** BEGIN **

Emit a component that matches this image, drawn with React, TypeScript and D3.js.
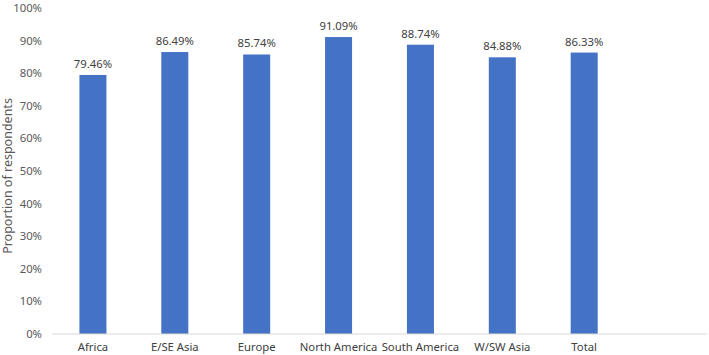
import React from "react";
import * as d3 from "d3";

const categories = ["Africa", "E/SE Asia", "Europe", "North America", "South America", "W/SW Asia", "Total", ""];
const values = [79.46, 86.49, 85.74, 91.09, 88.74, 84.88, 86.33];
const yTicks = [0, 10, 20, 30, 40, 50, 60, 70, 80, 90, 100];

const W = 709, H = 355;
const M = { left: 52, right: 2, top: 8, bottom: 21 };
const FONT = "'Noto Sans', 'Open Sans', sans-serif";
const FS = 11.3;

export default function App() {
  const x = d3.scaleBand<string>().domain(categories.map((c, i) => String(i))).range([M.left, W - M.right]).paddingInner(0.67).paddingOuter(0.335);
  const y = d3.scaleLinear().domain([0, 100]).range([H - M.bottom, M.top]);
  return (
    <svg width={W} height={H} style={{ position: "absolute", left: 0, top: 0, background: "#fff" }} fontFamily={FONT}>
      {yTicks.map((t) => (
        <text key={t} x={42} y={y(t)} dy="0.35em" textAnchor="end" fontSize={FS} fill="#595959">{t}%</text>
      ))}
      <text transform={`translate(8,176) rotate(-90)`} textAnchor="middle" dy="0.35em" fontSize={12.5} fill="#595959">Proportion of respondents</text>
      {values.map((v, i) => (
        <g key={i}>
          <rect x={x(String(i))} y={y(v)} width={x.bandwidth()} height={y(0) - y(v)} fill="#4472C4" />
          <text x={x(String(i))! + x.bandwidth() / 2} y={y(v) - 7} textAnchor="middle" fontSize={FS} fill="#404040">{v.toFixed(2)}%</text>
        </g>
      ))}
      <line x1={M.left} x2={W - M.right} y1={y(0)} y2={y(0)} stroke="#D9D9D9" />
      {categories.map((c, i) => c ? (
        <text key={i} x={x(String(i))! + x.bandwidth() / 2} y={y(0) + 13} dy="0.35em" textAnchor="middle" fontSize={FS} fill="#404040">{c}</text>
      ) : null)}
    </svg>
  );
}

** END **

Every line of the material is to be quoted exactly, with no pictures carried over.

Emit a component that matches this image, drawn with React, TypeScript and D3.js.
import React from "react";
import * as d3 from "d3";

const categories = ["Africa", "E/SE Asia", "Europe", "North America", "South America", "W/SW Asia", "Total", ""];
const values = [79.46, 86.49, 85.74, 91.09, 88.74, 84.88, 86.33];
const yTicks = [0, 10, 20, 30, 40, 50, 60, 70, 80, 90, 100];

const W = 709, H = 355;
const M = { left: 52, right: 2, top: 8, bottom: 21 };
const FONT = "'Noto Sans', 'Open Sans', sans-serif";
const FS = 11.3;

export default function App() {
  const x = d3.scaleBand<string>().domain(categories.map((c, i) => String(i))).range([M.left, W - M.right]).paddingInner(0.67).paddingOuter(0.335);
  const y = d3.scaleLinear().domain([0, 100]).range([H - M.bottom, M.top]);
  return (
    <svg width={W} height={H} style={{ position: "absolute", left: 0, top: 0, background: "#fff" }} fontFamily={FONT}>
      {yTicks.map((t) => (
        <text key={t} x={42} y={y(t)} dy="0.35em" textAnchor="end" fontSize={FS} fill="#595959">{t}%</text>
      ))}
      <text transform={`translate(8,176) rotate(-90)`} textAnchor="middle" dy="0.35em" fontSize={12.5} fill="#595959">Proportion of respondents</text>
      {values.map((v, i) => (
        <g key={i}>
          <rect x={x(String(i))} y={y(v)} width={x.bandwidth()} height={y(0) - y(v)} fill="#4472C4" />
          <text x={x(String(i))! + x.bandwidth() / 2} y={y(v) - 7} textAnchor="middle" fontSize={FS} fill="#404040">{v.toFixed(2)}%</text>
        </g>
      ))}
      <line x1={M.left} x2={W - M.right} y1={y(0)} y2={y(0)} stroke="#D9D9D9" />
      {categories.map((c, i) => c ? (
        <text key={i} x={x(String(i))! + x.bandwidth() / 2} y={y(0) + 13} dy="0.35em" textAnchor="middle" fontSize={FS} fill="#404040">{c}</text>
      ) : null)}
    </svg>
  );
}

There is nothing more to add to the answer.